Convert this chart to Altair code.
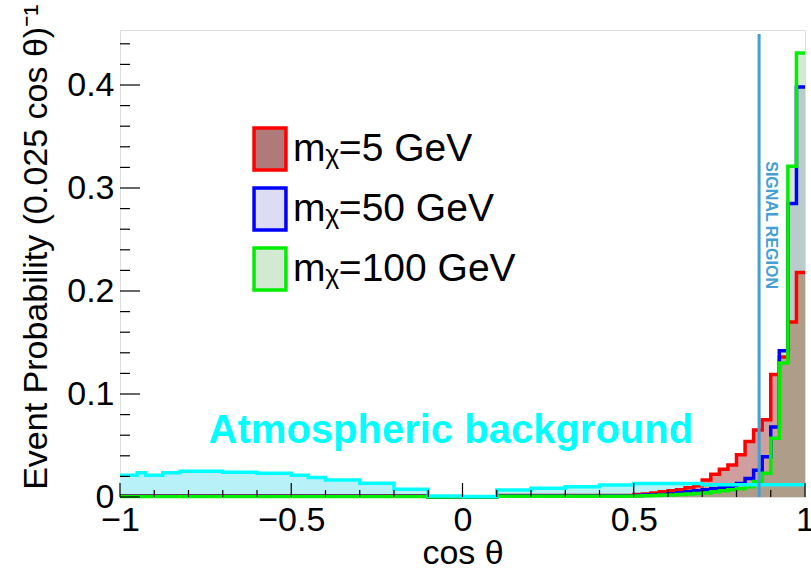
import altair as alt
import pandas as pd

# ---------------- data ----------------
X_MIN, X_MAX, BIN_WIDTH = -1.0, 1.0, 0.025
Y_MAX = 0.4534

SERIES = ["m\u1d6a=5 GeV", "m\u1d6a=50 GeV", "m\u1d6a=100 GeV"]

# 80 bins of width 0.025 from -1 to 1
RED_5GEV = ([0.0012] * 36 + [0.0] * 8 + [0.0015] * 16 +
            [0.0025, 0.003, 0.004, 0.005, 0.006, 0.007, 0.009, 0.011,
             0.0165, 0.022, 0.027, 0.031, 0.041, 0.054, 0.065, 0.075,
             0.119, 0.136, 0.170, 0.218])
BLUE_50GEV = ([0.0008] * 36 + [0.0] * 8 + [0.001] * 16 +
              [0.0015, 0.002, 0.002, 0.0025, 0.003, 0.004, 0.005, 0.006,
               0.007, 0.008, 0.009, 0.010, 0.013, 0.018, 0.026, 0.039,
               0.068, 0.142, 0.285, 0.398])
GREEN_100GEV = ([0.0005] * 36 + [0.0] * 8 + [0.0008] * 16 +
                [0.001, 0.0012, 0.0015, 0.002, 0.002, 0.0025, 0.003, 0.0035,
                 0.004, 0.005, 0.006, 0.007, 0.008, 0.010, 0.015, 0.023,
                 0.057, 0.130, 0.321, 0.431])
ATMOS_BKG = ([0.021, 0.021, 0.0235, 0.021, 0.021, 0.0235, 0.0235, 0.025,
              0.025, 0.025, 0.025, 0.025, 0.024, 0.024, 0.024, 0.024,
              0.023, 0.023, 0.023, 0.023, 0.021, 0.021, 0.019, 0.019] +
             [0.0165] * 4 + [0.0133] * 4 + [0.0075] * 4 + [0.001] * 4 +
             [0.0005] * 4 + [0.0068] * 4 + [0.0085] * 4 + [0.010] * 4 +
             [0.0117] * 4 + [0.013] * 8 + [0.012] * 12)

SIGNAL_CUT = 0.866
SIGNAL_TOP = 0.4495

X_MAJOR = [-1, -0.5, 0, 0.5, 1]
X_MINOR = [-0.9, -0.8, -0.7, -0.6, -0.4, -0.3, -0.2, -0.1,
           0.1, 0.2, 0.3, 0.4, 0.6, 0.7, 0.8, 0.9]
Y_MAJOR = [0, 0.1, 0.2, 0.3, 0.4]
Y_MINOR = [0.02, 0.04, 0.06, 0.08, 0.12, 0.14, 0.16, 0.18, 0.22, 0.24,
           0.26, 0.28, 0.32, 0.34, 0.36, 0.38, 0.42, 0.44]

# ---------------- tables ----------------
edges = [X_MIN + BIN_WIDTH * i for i in range(len(RED_5GEV) + 1)]


def step_df(vals, name):
    return pd.DataFrame({"x": edges, "y": list(vals) + [vals[-1]], "series": name})


red_df = step_df(RED_5GEV, SERIES[0])
blue_df = step_df(BLUE_50GEV, SERIES[1])
green_df = step_df(GREEN_100GEV, SERIES[2])
atm_df = step_df(ATMOS_BKG, "Atmospheric background")
sig_df = pd.concat([red_df, blue_df, green_df], ignore_index=True)

FONT = "Liberation Sans"
W, H = 685, 467

xs = alt.Scale(domain=[X_MIN, X_MAX], nice=False, zero=False)
ys = alt.Scale(domain=[0, Y_MAX], nice=False, zero=True)

xaxis = alt.Axis(values=X_MAJOR, format="~g", title="cos \u03b8", grid=False,
                 domain=False, ticks=False, labelFontSize=34, labelFont=FONT,
                 labelColor="black", labelPadding=6, labelFlush=False,
                 labelOverlap=False, titleFont=FONT, titleFontSize=34,
                 titleFontWeight="normal", titleColor="black", titleY=66,
                 titleBaseline="alphabetic")
yaxis = alt.Axis(values=Y_MAJOR, format="~g",
                 title="Event Probability (0.025 cos \u03b8)\u207b\u00b9",
                 grid=False, domain=False, ticks=False, labelFontSize=34,
                 labelFont=FONT, labelColor="black", labelPadding=6,
                 labelFlush=False, labelOverlap=False, titleFont=FONT,
                 titleFontSize=34, titleFontWeight="normal", titleColor="black",
                 titleAngle=270, titleAlign="right", titleBaseline="alphabetic",
                 titleX=-74, titleY=-26)

X = alt.X("x:Q", scale=xs, axis=xaxis)
Y = alt.Y("y:Q", scale=ys, axis=yaxis)

# legend-only layer (no marks drawn)
legend = alt.Legend(title=None, orient="none", legendX=127, legendY=96,
                    symbolType="M-0.76,-1H0.76V1H-0.76Z", symbolSize=1764,
                    symbolStrokeWidth=3.5, symbolOpacity=1, labelFontSize=39,
                    labelFont=FONT, labelColor="black", labelLimit=500,
                    rowPadding=4, labelOffset=0, padding=0)
legend_layer = alt.Chart(sig_df).mark_area(opacity=1, strokeWidth=3.5).encode(
    x=X, y=Y,
    fill=alt.Fill("series:N", sort=SERIES,
                  scale=alt.Scale(domain=SERIES,
                                  range=["#b07a7a", "#dcdcf4", "#d2ead2"]),
                  legend=legend),
    stroke=alt.Stroke("series:N", sort=SERIES,
                      scale=alt.Scale(domain=SERIES,
                                      range=["#ff0000", "#0000ff", "#00ee00"]),
                      legend=legend),
).transform_filter("false")


def fill_layer(df, color, op):
    return alt.Chart(df).mark_area(interpolate="step-after", fill=color,
                                   fillOpacity=op, strokeWidth=0).encode(x=X, y=Y)


def line_layer(df, color):
    return alt.Chart(df).mark_line(interpolate="step-after", color=color,
                                   strokeWidth=3.5).encode(x=X, y=Y)


layers = [
    legend_layer,
    fill_layer(atm_df, "#b8f2f8", 1),
    fill_layer(blue_df, "#dcdcf4", 1),
    fill_layer(red_df, "#cf9f9f", 1),
    fill_layer(green_df, "#3a9a3a", 0.22),
    line_layer(red_df, "#ff0000"),
    line_layer(blue_df, "#0000ff"),
    line_layer(green_df, "#00ee00"),
    line_layer(atm_df, "#00ffff"),
]

rule_df = pd.DataFrame({"x": [SIGNAL_CUT], "y": [0.0], "y2": [SIGNAL_TOP]})
layers.append(alt.Chart(rule_df).mark_rule(color="#44a0d4", strokeWidth=3).encode(
    x=X, y=Y, y2="y2:Q"))

sig_txt = pd.DataFrame({"x": [0.902], "y": [0.264], "t": ["SIGNAL REGION"]})
layers.append(alt.Chart(sig_txt).mark_text(angle=90, align="center",
                                           baseline="middle", font=FONT,
                                           fontSize=16, fontWeight="bold",
                                           color="#44a0d4").encode(
    x=X, y=Y, text="t:N"))

atm_txt = pd.DataFrame({"x": [-0.034], "y": [0.0524], "t": ["Atmospheric background"]})
layers.append(alt.Chart(atm_txt).mark_text(align="center", baseline="alphabetic",
                                           font=FONT, fontSize=40,
                                           fontWeight="bold", color="#00ffff").encode(
    x=X, y=Y, text="t:N"))

# inward tick marks
def xticks(vals, length):
    return alt.Chart(pd.DataFrame({"x": vals})).mark_rule(
        color="black", strokeWidth=1.2).encode(
        x=X, y=alt.value(H), y2=alt.value(H - length))


def yticks(vals, length):
    return alt.Chart(pd.DataFrame({"y": vals})).mark_rule(
        color="black", strokeWidth=1.2).encode(
        y=Y, x=alt.value(0), x2=alt.value(length))


layers += [xticks(X_MAJOR, 14), xticks(X_MINOR, 7),
           yticks(Y_MAJOR, 20), yticks(Y_MINOR, 10)]

chart = alt.layer(*layers).properties(
    width=W, height=H,
    autosize=alt.AutoSizeParams(type="none"),
    padding={"left": 120, "top": 30, "right": 6, "bottom": 72},
).configure_view(stroke="black", strokeWidth=1.5).configure(font=FONT)

chart.save("out.html", embed_options={"renderer": "svg", "actions": False})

GIVEN REQUEST ▸ Without any pictures, reproduce the lines from the first one in the material through the line that has "W, H = 685, 467", exactly as they appear.

RESULT ▸
Convert this chart to Altair code.
import altair as alt
import pandas as pd

# ---------------- data ----------------
X_MIN, X_MAX, BIN_WIDTH = -1.0, 1.0, 0.025
Y_MAX = 0.4534

SERIES = ["m\u1d6a=5 GeV", "m\u1d6a=50 GeV", "m\u1d6a=100 GeV"]

# 80 bins of width 0.025 from -1 to 1
RED_5GEV = ([0.0012] * 36 + [0.0] * 8 + [0.0015] * 16 +
            [0.0025, 0.003, 0.004, 0.005, 0.006, 0.007, 0.009, 0.011,
             0.0165, 0.022, 0.027, 0.031, 0.041, 0.054, 0.065, 0.075,
             0.119, 0.136, 0.170, 0.218])
BLUE_50GEV = ([0.0008] * 36 + [0.0] * 8 + [0.001] * 16 +
              [0.0015, 0.002, 0.002, 0.0025, 0.003, 0.004, 0.005, 0.006,
               0.007, 0.008, 0.009, 0.010, 0.013, 0.018, 0.026, 0.039,
               0.068, 0.142, 0.285, 0.398])
GREEN_100GEV = ([0.0005] * 36 + [0.0] * 8 + [0.0008] * 16 +
                [0.001, 0.0012, 0.0015, 0.002, 0.002, 0.0025, 0.003, 0.0035,
                 0.004, 0.005, 0.006, 0.007, 0.008, 0.010, 0.015, 0.023,
                 0.057, 0.130, 0.321, 0.431])
ATMOS_BKG = ([0.021, 0.021, 0.0235, 0.021, 0.021, 0.0235, 0.0235, 0.025,
              0.025, 0.025, 0.025, 0.025, 0.024, 0.024, 0.024, 0.024,
              0.023, 0.023, 0.023, 0.023, 0.021, 0.021, 0.019, 0.019] +
             [0.0165] * 4 + [0.0133] * 4 + [0.0075] * 4 + [0.001] * 4 +
             [0.0005] * 4 + [0.0068] * 4 + [0.0085] * 4 + [0.010] * 4 +
             [0.0117] * 4 + [0.013] * 8 + [0.012] * 12)

SIGNAL_CUT = 0.866
SIGNAL_TOP = 0.4495

X_MAJOR = [-1, -0.5, 0, 0.5, 1]
X_MINOR = [-0.9, -0.8, -0.7, -0.6, -0.4, -0.3, -0.2, -0.1,
           0.1, 0.2, 0.3, 0.4, 0.6, 0.7, 0.8, 0.9]
Y_MAJOR = [0, 0.1, 0.2, 0.3, 0.4]
Y_MINOR = [0.02, 0.04, 0.06, 0.08, 0.12, 0.14, 0.16, 0.18, 0.22, 0.24,
           0.26, 0.28, 0.32, 0.34, 0.36, 0.38, 0.42, 0.44]

# ---------------- tables ----------------
edges = [X_MIN + BIN_WIDTH * i for i in range(len(RED_5GEV) + 1)]


def step_df(vals, name):
    return pd.DataFrame({"x": edges, "y": list(vals) + [vals[-1]], "series": name})


red_df = step_df(RED_5GEV, SERIES[0])
blue_df = step_df(BLUE_50GEV, SERIES[1])
green_df = step_df(GREEN_100GEV, SERIES[2])
atm_df = step_df(ATMOS_BKG, "Atmospheric background")
sig_df = pd.concat([red_df, blue_df, green_df], ignore_index=True)

FONT = "Liberation Sans"
W, H = 685, 467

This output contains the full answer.